Director: Alfred E. Green

Cast: Douglas Fairbanks, Jr. , Joan Blondell, Guy Kibbee, Alan Hale, George Rosener

Chick (Fairbanks) and Scraps (Kibbee) are two hobos just released from the hoosegow for vagrancy. They need money to eat and make their way to Union Depot where Chick manages to get some clean clothes and money off a drunk who leaves his luggage in the men’s room. While at the station he also sees Ruth (Joan Blondell), an out of work chorus girl who’s broke and needs $64 to get to Salt Lake City for her next job and to get away from a sexual predator. Hungry and broke she accepts Chick’s invitation to go to a hotel room next to the station where he buys her a meal. Thinking she is a prostitute he is looking for repayment with some female companionship. When he thinks she’s refusing to put Chick smacks Ruth (a 1932 review in Time magazine points out that this may have been prompted by recent screen activities of James Cagney and Clark Gable). He soon realizes that Ruth is not really a prostitute, just broke and desperate. Underneath, Chick is really a good guy and agrees to help her get to Salt Lake City.

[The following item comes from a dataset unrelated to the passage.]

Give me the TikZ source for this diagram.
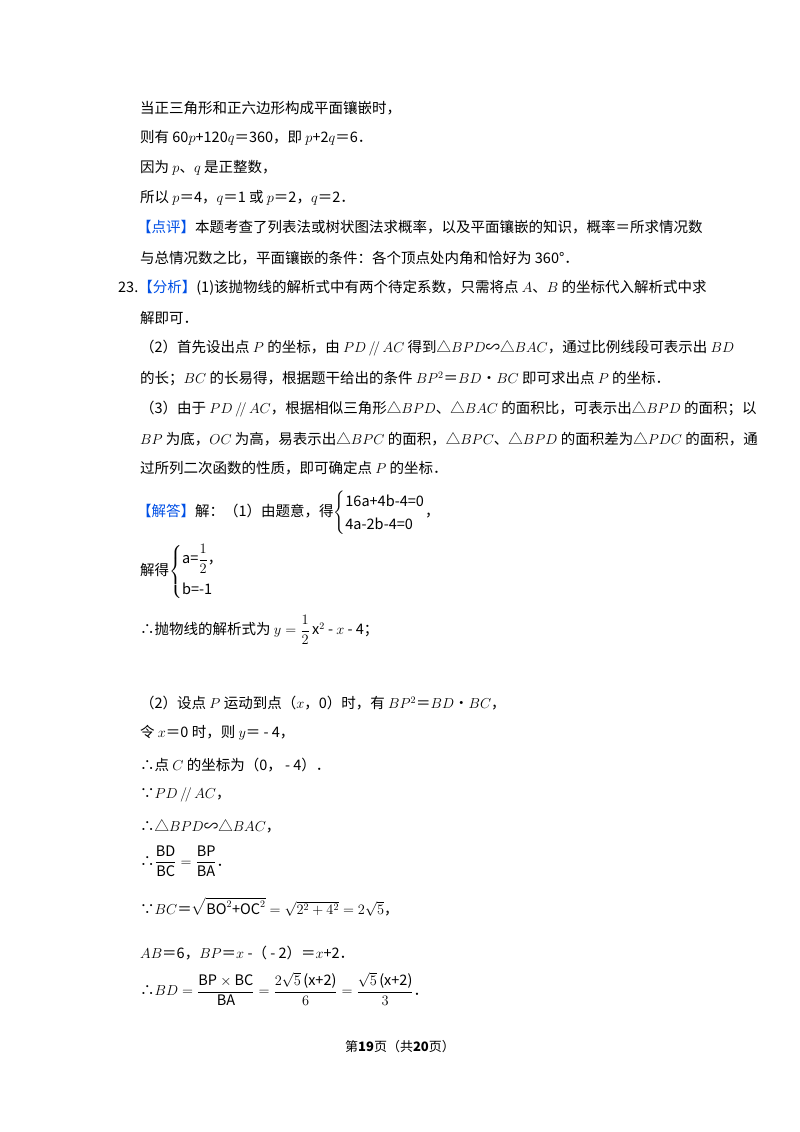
\documentclass[tikz,border=0pt]{standalone}
\usepackage{fontspec}
\usepackage{amsmath,amssymb}
\setmainfont{Noto Sans CJK SC}
\definecolor{myblue}{RGB}{0,80,230}
\newcommand{\bl}[1]{{\color{myblue}#1}}
\begin{document}
\begin{tikzpicture}[x=1pt,y=-1pt,
  ln/.style={anchor=west,inner sep=0pt,font=\fontsize{14.5}{17}\selectfont}]
\useasboundingbox (0,0) rectangle (800,1132);
\fill[white] (0,0) rectangle (800,1132);
\node[ln] (l1) at (140,108) {当正三角形和正六边形构成平面镶嵌时，};
\node[ln] (l2) at (140,138) {则有 60$p$+120$q$＝360，即 $p$+2$q$＝6．};
\node[ln] (l3) at (140,168) {因为 $p$、$q$ 是正整数，};
\node[ln] (l4) at (140,198) {所以 $p$＝4，$q$＝1 或 $p$＝2，$q$＝2．};
\node[ln] (l5) at (137,227) {\bl{【点评】}本题考查了列表法或树状图法求概率，以及平面镶嵌的知识，概率＝所求情况数};
\node[ln] (l6) at (140,258) {与总情况数之比，平面镶嵌的条件：各个顶点处内角和恰好为 360°．};
\node[ln] (l7) at (118,288) {23.\bl{【分析】}(1)该抛物线的解析式中有两个待定系数，只需将点 $A$、$B$ 的坐标代入解析式中求};
\node[ln] (l8) at (140,318) {解即可．};
\node[ln] (l9) at (140,348) {（2）首先设出点 $P$ 的坐标，由 $PD\,/\!/\,AC$ 得到△$BPD$∽△$BAC$，通过比例线段可表示出 $BD$};
\node[ln] (l10) at (140,379) {的长；$BC$ 的长易得，根据题干给出的条件 $BP^2$＝$BD$•$BC$ 即可求出点 $P$ 的坐标．};
\node[ln] (l11) at (140,409) {（3）由于 $PD\,/\!/\,AC$，根据相似三角形△$BPD$、△$BAC$ 的面积比，可表示出△$BPD$ 的面积；以};
\node[ln] (l12) at (140,439) {$BP$ 为底，$OC$ 为高，易表示出△$BPC$ 的面积，△$BPC$、△$BPD$ 的面积差为△$PDC$ 的面积，通};
\node[ln] (l13) at (140,468) {过所列二次函数的性质，即可确定点 $P$ 的坐标．};
\node[ln] (l14) at (137,513) {\bl{【解答】}解：（1）由题意，得$\renewcommand\arraystretch{1.35}\left\{\begin{array}{@{}l@{}}\text{16a+4b-4=0}\\ \text{4a-2b-4=0}\end{array}\right.$，};
\node[ln] (l15) at (140,572) {解得$\left\{\begin{array}{@{}l@{}}\text{a=}\dfrac{1}{2}\text{，}\\[14pt] \text{b=-1}\end{array}\right.$};
\node[ln] (l16) at (140,630) {∴抛物线的解析式为 $y=\dfrac{1}{2}\,\text{x}^{2}$ - $x$ - 4；};
\node[ln] (l17) at (140,703) {（2）设点 $P$ 运动到点（$x$，0）时，有 $BP^2$＝$BD$•$BC$，};
\node[ln] (l18) at (140,733) {令 $x$＝0 时，则 $y$＝ - 4，};
\node[ln] (l19) at (140,765) {∴点 $C$ 的坐标为（0， - 4）．};
\node[ln] (l20) at (140,795) {∵$PD\,/\!/\,AC$，};
\node[ln] (l21) at (140,826) {∴△$BPD$∽△$BAC$，};
\node[ln] (l22) at (140,861) {∴$\dfrac{\text{BD}}{\text{BC}}=\dfrac{\text{BP}}{\text{BA}}$．};
\node[ln] (l23) at (140,907) {∵$BC$＝$\sqrt{\text{BO}^2\text{+OC}^2}=\sqrt{2^2+4^2}=2\sqrt{5}$，};
\node[ln] (l24) at (140,953) {$AB$＝6，$BP$＝$x$ -（ - 2）＝$x$+2．};
\node[ln] (l25) at (140,989) {∴$BD=\dfrac{\text{BP}\times\text{BC}}{\text{BA}}=\dfrac{2\sqrt{5}\,\text{(x+2)}}{6}=\dfrac{\sqrt{5}\,\text{(x+2)}}{3}$．};
\node[anchor=center,inner sep=0pt,font=\fontsize{13}{15}\selectfont] (ft) at (400,1047) {第\textbf{19}页（共\textbf{20}页）};
\end{tikzpicture}
\end{document}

In a series of incidents involving pickpockets, counterfeiters and just plain fate Chick finds himself in the possession of a violin case full of counterfeit money, though he does not know it is counterfeit at the time. He buys Ruth a couple of dresses and the ticket to Salt Lake City with the funny money. The store clerk where Ruth purchased her dresses realizes the money is phony and calls the police who quickly arrest Ruth and Chick. Chick tells the police how he came by the money finding a check stub in a discarded wallet. The wallet had been tossed by a pickpocket after stealing it from one of the counterfeiters. Eventually after a shooting, a chase through the train yards and more misunderstandings by the law, Chick and Ruth are both cleared and the counterfeiters caught. Ruth boards the train for Salt Lake City as Chick, broke again, waves to her goodbye.

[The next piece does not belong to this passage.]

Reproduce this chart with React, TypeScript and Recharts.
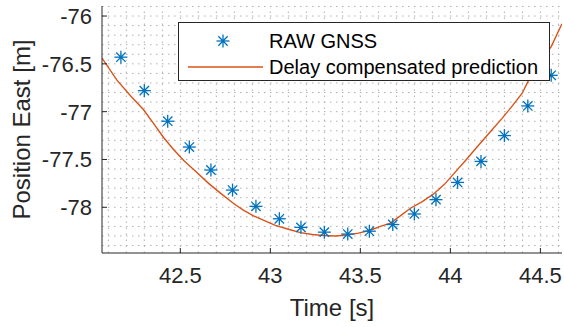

The ending is a nice touch. In most movies the couple would have fell in love and lived happily ever after. Here, they meet and depart with no artificial happy ending. All this plays out in real time.

The film is entertaining and is helped by good performances, especially by Fairbanks, Blondell and Frank McHugh. Joan Blondell is always a pleasure to watch and is as sexy as she has ever been on screen.

Union Depot benefits from it pre-code openness and it is amazing what got past the censors, prostitution, sexual perversion, and attempted rape. Articles discussing Warner Brothers pre-code films hardly, if ever, mention Union Depot which is a shame. Director Alfred Green keeps the film moving at a nice pace and at approximately 75 minutes is a nice trip.

Oh, did I mention that Joan Blondell is in this picture?